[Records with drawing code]
****

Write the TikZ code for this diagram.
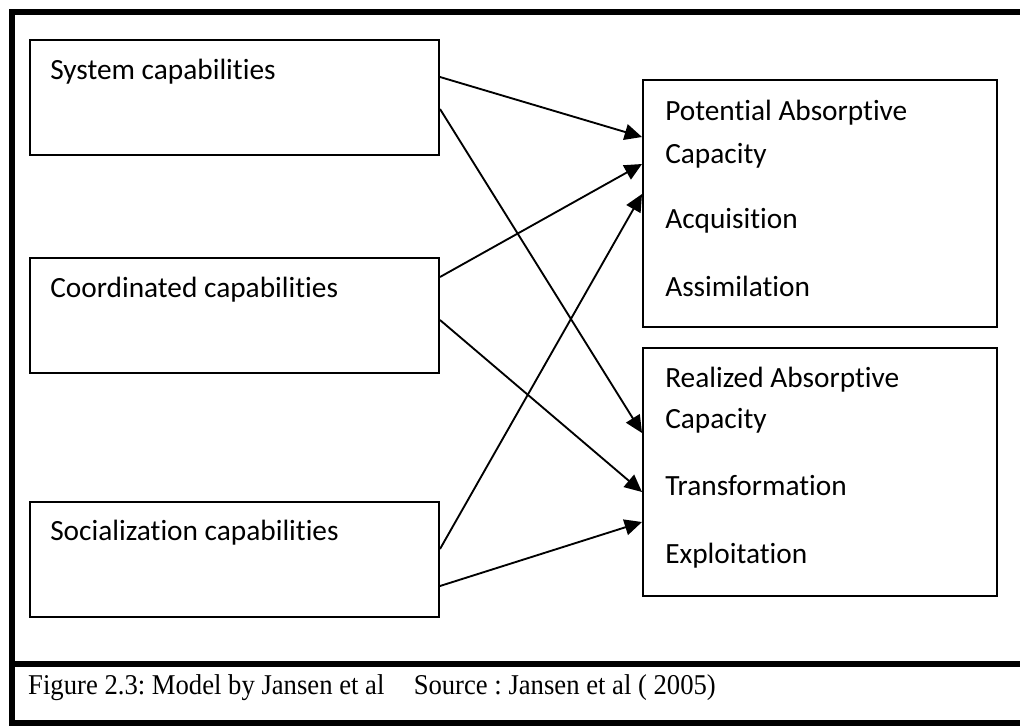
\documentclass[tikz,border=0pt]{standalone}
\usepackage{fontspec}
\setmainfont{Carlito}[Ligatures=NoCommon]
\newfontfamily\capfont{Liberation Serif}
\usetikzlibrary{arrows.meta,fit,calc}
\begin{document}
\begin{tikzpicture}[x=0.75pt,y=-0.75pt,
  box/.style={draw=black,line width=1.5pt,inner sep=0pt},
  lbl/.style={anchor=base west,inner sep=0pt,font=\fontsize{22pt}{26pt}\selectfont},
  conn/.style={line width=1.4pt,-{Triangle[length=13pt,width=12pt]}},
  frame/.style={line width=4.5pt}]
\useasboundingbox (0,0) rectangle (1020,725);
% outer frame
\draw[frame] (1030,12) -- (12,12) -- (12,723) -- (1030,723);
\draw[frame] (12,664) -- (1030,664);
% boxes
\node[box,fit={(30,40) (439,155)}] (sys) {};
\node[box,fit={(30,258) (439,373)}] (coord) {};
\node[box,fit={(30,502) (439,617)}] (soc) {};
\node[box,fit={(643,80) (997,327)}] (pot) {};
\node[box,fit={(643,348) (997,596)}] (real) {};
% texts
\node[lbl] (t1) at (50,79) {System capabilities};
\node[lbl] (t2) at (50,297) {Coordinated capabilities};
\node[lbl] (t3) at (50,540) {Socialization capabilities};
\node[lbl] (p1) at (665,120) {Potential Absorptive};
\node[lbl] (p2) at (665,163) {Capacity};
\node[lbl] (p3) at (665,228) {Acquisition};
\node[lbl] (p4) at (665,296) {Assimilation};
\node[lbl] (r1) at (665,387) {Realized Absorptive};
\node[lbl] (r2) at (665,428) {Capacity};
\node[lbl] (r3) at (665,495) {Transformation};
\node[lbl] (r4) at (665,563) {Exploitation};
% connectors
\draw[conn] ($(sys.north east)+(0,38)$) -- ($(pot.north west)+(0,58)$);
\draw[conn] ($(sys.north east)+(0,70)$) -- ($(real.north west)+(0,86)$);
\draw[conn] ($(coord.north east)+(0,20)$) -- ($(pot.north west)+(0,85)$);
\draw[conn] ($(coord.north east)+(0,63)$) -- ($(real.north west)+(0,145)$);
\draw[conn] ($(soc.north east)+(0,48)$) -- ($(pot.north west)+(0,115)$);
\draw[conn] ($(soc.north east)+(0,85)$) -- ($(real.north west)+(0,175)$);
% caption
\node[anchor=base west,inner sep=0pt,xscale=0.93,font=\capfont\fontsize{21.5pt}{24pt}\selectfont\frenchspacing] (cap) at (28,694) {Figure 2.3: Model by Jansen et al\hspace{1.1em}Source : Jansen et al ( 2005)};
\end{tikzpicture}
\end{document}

****

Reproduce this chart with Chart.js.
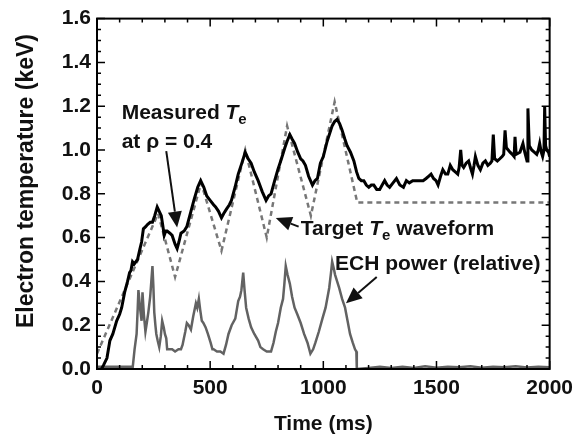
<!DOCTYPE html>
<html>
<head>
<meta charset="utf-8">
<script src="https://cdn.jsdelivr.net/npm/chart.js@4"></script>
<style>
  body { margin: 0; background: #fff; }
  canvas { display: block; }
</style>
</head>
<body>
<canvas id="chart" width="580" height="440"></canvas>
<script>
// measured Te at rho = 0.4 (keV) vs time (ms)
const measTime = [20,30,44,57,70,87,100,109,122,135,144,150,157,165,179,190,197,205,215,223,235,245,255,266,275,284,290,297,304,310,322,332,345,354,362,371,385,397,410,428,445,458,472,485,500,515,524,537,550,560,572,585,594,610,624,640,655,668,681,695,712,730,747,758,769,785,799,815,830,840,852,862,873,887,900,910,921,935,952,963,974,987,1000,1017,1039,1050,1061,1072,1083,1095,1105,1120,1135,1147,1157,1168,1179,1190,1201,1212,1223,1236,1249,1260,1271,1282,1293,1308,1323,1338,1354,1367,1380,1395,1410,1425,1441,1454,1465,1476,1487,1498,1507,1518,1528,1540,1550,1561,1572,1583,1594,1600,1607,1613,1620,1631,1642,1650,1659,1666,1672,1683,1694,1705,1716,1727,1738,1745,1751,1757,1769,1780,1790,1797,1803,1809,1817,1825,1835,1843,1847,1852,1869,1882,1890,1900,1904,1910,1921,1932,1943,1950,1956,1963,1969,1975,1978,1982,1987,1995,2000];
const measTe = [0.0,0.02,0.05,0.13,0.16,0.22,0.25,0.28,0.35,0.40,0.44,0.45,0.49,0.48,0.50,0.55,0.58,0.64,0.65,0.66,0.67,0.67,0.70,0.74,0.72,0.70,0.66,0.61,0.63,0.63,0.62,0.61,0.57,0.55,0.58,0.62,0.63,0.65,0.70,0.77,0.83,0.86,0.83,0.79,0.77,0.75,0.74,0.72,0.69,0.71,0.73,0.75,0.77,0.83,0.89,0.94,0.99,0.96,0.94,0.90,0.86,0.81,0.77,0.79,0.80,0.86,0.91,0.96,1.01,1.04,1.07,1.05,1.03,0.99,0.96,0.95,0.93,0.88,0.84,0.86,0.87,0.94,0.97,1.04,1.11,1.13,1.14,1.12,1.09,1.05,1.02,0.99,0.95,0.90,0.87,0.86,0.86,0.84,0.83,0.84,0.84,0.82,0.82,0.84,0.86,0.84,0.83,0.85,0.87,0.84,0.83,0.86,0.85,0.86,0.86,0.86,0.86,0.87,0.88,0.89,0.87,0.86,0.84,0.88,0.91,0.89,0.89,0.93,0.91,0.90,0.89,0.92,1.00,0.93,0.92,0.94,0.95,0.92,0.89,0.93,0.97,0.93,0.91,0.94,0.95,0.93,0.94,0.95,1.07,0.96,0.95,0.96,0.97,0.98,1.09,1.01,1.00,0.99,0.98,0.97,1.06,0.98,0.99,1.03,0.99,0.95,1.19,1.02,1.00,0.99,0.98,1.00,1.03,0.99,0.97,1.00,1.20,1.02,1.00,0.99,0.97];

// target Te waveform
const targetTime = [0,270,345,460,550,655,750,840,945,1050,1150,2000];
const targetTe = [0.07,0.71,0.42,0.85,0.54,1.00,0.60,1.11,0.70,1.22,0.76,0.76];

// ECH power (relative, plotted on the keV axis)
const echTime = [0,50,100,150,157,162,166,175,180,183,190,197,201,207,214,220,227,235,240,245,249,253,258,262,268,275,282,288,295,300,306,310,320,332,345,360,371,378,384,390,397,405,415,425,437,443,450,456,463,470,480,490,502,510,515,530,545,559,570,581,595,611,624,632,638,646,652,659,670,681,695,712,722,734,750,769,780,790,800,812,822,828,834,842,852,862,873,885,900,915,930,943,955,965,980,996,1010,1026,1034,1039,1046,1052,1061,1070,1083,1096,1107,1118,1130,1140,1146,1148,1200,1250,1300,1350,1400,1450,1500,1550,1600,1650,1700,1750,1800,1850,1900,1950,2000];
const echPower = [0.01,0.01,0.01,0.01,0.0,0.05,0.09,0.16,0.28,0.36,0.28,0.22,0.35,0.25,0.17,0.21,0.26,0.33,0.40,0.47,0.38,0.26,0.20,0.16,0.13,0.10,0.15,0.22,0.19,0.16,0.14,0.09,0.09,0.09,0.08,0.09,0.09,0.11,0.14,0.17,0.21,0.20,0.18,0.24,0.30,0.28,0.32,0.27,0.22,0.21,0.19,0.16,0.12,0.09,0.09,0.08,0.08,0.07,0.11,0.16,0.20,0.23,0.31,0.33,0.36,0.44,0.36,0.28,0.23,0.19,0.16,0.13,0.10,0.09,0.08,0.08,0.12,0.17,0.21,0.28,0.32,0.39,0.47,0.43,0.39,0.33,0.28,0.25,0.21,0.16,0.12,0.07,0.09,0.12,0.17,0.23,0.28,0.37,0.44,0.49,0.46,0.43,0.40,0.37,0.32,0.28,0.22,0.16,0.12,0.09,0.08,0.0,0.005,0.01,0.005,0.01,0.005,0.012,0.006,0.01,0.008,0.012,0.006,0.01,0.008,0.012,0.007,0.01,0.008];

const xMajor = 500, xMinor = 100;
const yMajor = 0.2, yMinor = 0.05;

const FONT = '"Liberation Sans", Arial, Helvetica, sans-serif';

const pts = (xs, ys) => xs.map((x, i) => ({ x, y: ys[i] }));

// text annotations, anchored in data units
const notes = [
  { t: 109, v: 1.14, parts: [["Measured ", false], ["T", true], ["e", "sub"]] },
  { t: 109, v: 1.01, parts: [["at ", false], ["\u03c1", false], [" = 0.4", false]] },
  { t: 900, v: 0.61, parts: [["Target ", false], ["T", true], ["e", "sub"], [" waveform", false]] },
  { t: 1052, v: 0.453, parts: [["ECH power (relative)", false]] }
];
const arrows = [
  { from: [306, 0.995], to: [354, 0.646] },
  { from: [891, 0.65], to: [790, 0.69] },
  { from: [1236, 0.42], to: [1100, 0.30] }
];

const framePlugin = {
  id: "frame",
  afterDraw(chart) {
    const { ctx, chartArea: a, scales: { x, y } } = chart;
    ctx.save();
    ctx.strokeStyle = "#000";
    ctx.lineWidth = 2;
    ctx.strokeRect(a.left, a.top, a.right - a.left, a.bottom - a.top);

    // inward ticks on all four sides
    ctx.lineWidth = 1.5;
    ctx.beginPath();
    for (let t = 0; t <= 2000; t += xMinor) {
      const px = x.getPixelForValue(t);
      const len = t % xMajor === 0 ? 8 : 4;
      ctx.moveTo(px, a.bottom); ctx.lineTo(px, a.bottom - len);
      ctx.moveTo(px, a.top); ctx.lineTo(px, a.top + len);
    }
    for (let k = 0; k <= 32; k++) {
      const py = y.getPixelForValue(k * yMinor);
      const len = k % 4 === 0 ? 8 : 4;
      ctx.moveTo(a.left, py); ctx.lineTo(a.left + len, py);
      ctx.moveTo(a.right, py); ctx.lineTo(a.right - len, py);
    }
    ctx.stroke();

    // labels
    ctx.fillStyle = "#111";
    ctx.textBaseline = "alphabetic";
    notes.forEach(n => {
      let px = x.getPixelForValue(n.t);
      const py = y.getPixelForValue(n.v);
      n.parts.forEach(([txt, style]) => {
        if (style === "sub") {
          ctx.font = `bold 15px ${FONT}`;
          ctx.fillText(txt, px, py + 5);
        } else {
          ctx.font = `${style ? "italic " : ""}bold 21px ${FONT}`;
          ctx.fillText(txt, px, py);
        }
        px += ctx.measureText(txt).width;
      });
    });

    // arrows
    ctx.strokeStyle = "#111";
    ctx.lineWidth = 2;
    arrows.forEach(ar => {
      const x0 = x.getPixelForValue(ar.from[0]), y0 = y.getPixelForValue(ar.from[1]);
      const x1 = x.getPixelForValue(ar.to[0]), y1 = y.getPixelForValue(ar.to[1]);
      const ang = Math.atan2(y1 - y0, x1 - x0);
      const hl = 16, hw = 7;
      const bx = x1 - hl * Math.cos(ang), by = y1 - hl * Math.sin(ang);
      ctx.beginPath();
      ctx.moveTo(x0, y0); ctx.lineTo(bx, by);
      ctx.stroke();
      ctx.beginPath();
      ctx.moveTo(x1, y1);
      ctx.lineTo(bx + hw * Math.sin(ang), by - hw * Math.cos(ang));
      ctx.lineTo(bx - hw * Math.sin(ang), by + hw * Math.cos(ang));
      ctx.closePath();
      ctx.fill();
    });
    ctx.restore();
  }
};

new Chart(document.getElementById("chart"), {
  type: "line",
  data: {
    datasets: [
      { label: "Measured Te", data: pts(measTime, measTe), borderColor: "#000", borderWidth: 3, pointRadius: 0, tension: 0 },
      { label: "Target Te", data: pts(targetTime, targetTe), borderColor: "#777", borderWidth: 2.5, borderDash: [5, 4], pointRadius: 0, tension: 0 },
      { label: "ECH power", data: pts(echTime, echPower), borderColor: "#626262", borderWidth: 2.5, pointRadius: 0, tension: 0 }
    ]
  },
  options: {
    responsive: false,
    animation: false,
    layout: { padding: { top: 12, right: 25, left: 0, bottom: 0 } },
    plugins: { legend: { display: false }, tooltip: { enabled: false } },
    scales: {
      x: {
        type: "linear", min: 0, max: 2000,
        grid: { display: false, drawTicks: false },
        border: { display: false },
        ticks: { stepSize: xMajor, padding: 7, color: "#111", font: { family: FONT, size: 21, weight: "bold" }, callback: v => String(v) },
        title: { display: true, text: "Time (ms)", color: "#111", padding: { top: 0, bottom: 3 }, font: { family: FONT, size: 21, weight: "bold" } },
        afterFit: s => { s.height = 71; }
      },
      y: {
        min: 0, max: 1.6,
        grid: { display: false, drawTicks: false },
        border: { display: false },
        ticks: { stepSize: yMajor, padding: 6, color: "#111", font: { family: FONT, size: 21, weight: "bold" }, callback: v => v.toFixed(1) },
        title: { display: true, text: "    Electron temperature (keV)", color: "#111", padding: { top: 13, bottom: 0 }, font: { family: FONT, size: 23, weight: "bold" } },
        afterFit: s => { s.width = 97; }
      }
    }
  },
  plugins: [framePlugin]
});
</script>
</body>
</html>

****

* [EXERCISE GOAL] Scan the material above. Return every line containing the string "this".

* [THE OUTPUT]
Write the TikZ code for this diagram.
Reproduce this chart with Chart.js.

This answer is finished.